The deal Muller says he would have rejected involves a degree of lost union representation and status, a reduction in night shift allowance, an increase from one to two years for temporary working contracts, and the loss of a number of working bonuses.
A pounds 5m budget of development allowances from the Scottish Office and local government bodies (not matched by their French counterparts), as well as nearly pounds 17m from Cambuslang's pension fund surplus, added sweeteners to the overall deal which persuaded Maytag.
Last week, as the row raged about the job losses, Dijon's 250,000 population learned it was to steal back 550 jobs from Glasgow as Nestle switched around European production of its chocolate bars.
The local newspaper, Le Bien Public, acknowledged that Glasgow might now be feeling the hurt Dijon did last week. 'We are not the only sufferers from the strategies of the big multinationals,' read an editorial.
But in the last 12 months 1,500 jobs have been lost in three large industrial closures.
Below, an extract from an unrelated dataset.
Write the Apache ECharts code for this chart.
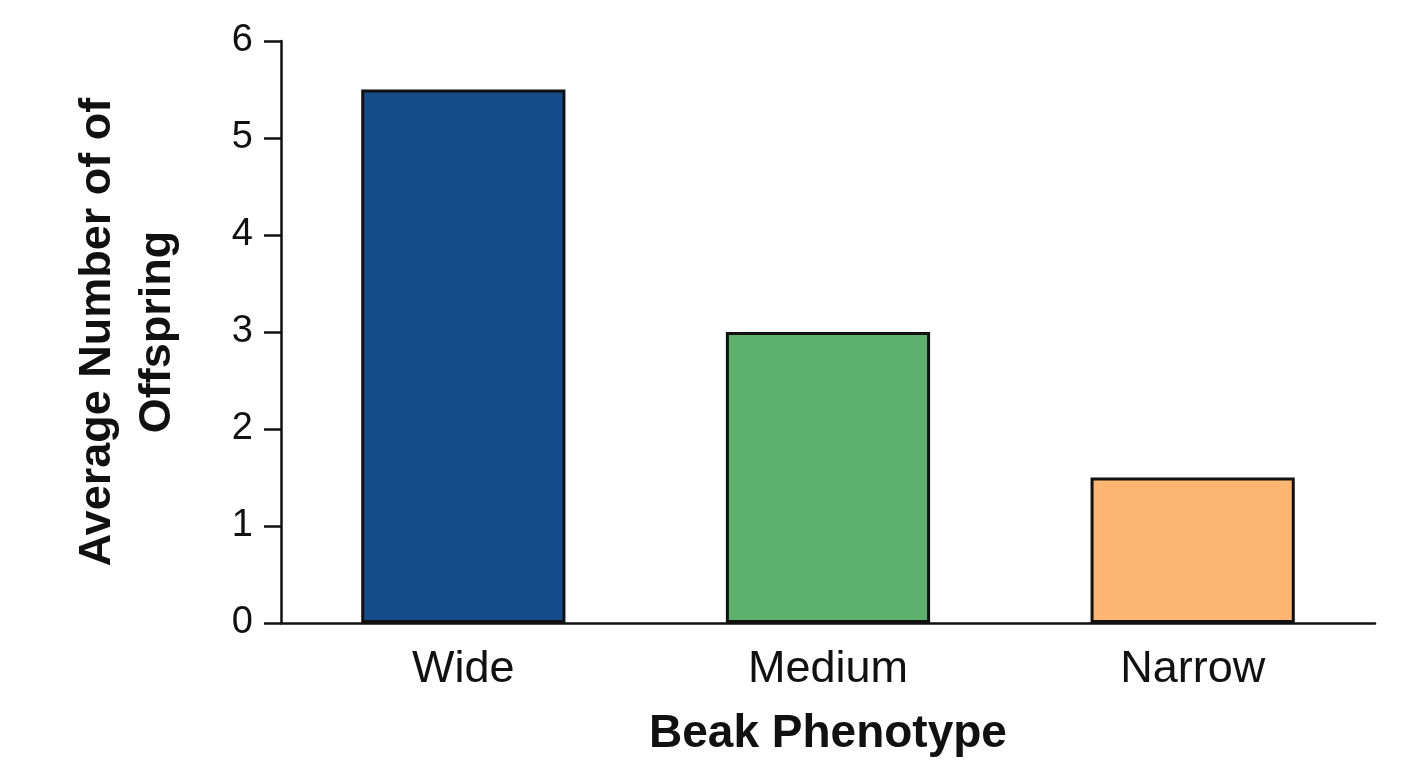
<!DOCTYPE html>
<html>
<head>
<meta charset="utf-8">
<title>Beak Phenotype</title>
<script src="https://cdn.jsdelivr.net/npm/echarts@6/dist/echarts.min.js"></script>
<style>
  html, body { margin: 0; padding: 0; background: #fff; }
  #chart { width: 1408px; height: 768px; }
</style>
</head>
<body>
<div id="chart"></div>
<script>
// 数据
const categories = ['Wide', 'Medium', 'Narrow'];
const offspring = [5.5, 3.0, 1.5];
const barColors = ['#154c8b', '#5db16d', '#fdb672'];

const FONT = '"Liberation Sans", Arial, sans-serif';

const c = echarts.init(document.getElementById('chart'), null, { renderer: 'canvas' });
c.setOption({
  animation: false,
  grid: { left: 281, right: 33, top: 41, bottom: 145 },
  xAxis: {
    type: 'category',
    data: categories,
    name: 'Beak Phenotype',
    nameLocation: 'middle',
    nameGap: 88,
    nameTextStyle: { color: '#111', fontSize: 46, fontWeight: 'bold', fontFamily: FONT },
    axisLine: { lineStyle: { color: '#111', width: 2.5 } },
    axisTick: { show: false },
    axisLabel: { color: '#111', fontSize: 45, fontFamily: FONT, margin: 24 },
  },
  yAxis: {
    type: 'value',
    min: 0, max: 6, interval: 1,
    name: 'Average Number of of\nOffspring',
    nameLocation: 'middle',
    nameGap: 93,
    nameTextStyle: { color: '#111', fontSize: 45, fontWeight: 'bold', fontFamily: FONT, lineHeight: 60 },
    axisLine: { show: true, lineStyle: { color: '#111', width: 2.5 } },
    axisTick: { show: true, length: 17, lineStyle: { color: '#111', width: 2.5 } },
    axisLabel: { color: '#111', fontSize: 38, fontFamily: FONT, margin: 28 },
    splitLine: { show: false },
  },
  series: [{
    type: 'bar',
    barWidth: '56%',
    data: offspring.map((v, i) => ({ value: v, itemStyle: { color: barColors[i] } })),
    itemStyle: { borderColor: '#111', borderWidth: 3 },
  }],
});
</script>
</body>
</html>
Philips, Seita (a nationalised tobacco company), Ford and Hoover are jobs some say are crucial to the town's economic future. Dijon's unemployment rate is 9.7 per cent.
But if Dijon is doing badly, Cambuslang is a wilderness. It has no tree-lined mini-Champs Elysee like Les Allees du Parc in Dijon; no street in the Lanarkshire village is lined with chateau after chateau; civic pride in Cambuslang does not stretch to two Arcs de Triomphe.
Dijon boasts good housing, opulent shops and a history that attracts tourists to its picturesque centre. But what the people of Cambuslang would envy most are the many factories on the industrial estates.
Dijon's anger is understandable. But a timely consolation prize was won on Friday night when Scotland's under-21 rugby team played France in Dijon. France won the game by 67 points to Scotland's nine. After the game a small band of French supporters celebrated under one of the triumphal monuments in the centre of Dijon. The slaughter brought delight and clearly something else: 'It was not only rugby,' said one French fan.